• _What needs to be done_:
Find the word "this" in the data. Return every line where it appears.

• _Data provided_:
■ ■ ■ ■

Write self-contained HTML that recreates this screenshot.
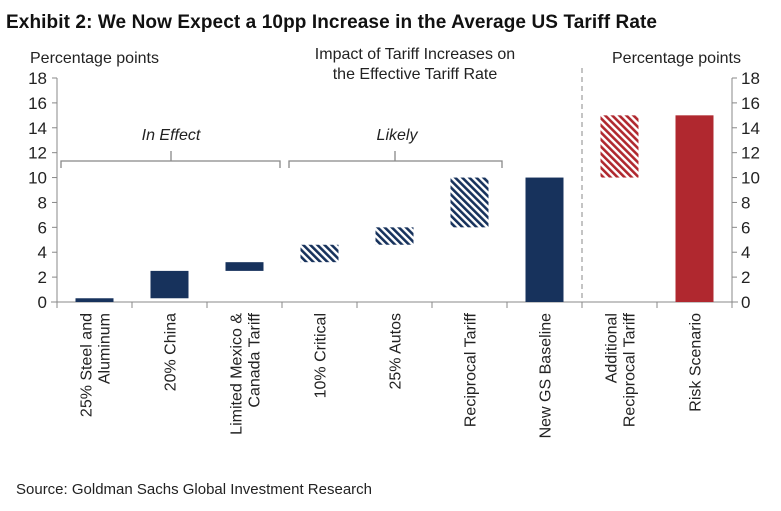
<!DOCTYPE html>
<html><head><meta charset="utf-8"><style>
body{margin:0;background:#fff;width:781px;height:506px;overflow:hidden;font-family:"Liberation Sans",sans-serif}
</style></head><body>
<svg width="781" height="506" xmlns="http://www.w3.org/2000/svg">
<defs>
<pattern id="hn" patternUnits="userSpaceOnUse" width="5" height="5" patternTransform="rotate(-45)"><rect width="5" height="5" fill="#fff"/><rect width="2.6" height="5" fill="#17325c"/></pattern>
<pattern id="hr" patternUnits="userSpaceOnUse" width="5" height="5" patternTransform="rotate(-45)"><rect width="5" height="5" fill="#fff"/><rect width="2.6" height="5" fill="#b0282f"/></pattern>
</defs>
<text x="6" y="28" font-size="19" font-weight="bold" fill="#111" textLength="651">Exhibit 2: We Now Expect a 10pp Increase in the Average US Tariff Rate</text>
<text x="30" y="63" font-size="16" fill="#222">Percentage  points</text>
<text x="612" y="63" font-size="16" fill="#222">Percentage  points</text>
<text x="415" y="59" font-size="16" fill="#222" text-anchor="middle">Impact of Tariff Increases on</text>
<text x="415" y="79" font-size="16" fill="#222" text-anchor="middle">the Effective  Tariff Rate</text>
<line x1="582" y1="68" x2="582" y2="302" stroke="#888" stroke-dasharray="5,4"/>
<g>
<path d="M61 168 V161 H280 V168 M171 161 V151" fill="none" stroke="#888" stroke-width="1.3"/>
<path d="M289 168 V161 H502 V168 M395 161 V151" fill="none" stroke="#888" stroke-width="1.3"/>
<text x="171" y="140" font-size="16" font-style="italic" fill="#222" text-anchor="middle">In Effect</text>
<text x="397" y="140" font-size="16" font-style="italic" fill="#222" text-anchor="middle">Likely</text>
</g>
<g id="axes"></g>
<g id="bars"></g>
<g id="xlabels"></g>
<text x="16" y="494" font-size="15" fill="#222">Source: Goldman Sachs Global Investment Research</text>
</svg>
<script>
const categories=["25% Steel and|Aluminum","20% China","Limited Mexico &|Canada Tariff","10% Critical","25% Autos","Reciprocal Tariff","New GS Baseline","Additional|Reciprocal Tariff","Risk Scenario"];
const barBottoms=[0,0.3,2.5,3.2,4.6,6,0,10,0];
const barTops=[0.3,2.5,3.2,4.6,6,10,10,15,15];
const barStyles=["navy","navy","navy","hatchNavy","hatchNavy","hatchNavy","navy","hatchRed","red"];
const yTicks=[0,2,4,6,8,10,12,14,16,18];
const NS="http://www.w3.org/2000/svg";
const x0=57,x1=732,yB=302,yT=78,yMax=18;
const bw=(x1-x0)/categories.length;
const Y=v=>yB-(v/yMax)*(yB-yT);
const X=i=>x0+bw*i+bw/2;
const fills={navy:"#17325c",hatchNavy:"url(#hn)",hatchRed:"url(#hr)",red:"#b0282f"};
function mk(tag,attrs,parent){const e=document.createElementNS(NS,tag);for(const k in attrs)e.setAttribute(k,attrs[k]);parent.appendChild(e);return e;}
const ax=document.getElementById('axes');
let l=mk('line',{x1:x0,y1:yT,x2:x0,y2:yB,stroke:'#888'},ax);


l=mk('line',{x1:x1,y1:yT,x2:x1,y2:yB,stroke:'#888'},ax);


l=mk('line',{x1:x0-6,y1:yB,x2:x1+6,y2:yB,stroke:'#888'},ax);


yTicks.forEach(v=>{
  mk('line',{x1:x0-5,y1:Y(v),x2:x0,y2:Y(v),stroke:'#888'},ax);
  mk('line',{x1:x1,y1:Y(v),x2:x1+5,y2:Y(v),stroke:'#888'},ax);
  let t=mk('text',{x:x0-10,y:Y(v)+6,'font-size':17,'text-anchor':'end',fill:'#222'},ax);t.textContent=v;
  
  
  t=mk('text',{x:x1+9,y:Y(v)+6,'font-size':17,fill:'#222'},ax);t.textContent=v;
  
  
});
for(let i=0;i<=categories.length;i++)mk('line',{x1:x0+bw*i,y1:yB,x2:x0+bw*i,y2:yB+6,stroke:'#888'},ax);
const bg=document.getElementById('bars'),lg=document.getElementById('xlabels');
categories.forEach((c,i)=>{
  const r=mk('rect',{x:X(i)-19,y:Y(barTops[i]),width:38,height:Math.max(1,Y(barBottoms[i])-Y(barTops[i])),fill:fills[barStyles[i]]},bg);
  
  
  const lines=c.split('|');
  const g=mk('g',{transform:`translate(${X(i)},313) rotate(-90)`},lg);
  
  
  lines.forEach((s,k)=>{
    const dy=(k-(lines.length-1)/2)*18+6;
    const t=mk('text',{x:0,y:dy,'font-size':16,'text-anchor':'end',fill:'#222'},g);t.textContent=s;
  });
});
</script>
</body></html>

■ ■ ■ ■

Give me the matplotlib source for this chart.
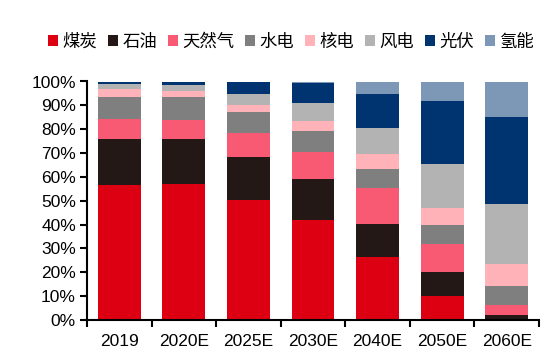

■ ■ ■ ■

• _The result_:
Write self-contained HTML that recreates this screenshot.
Give me the matplotlib source for this chart.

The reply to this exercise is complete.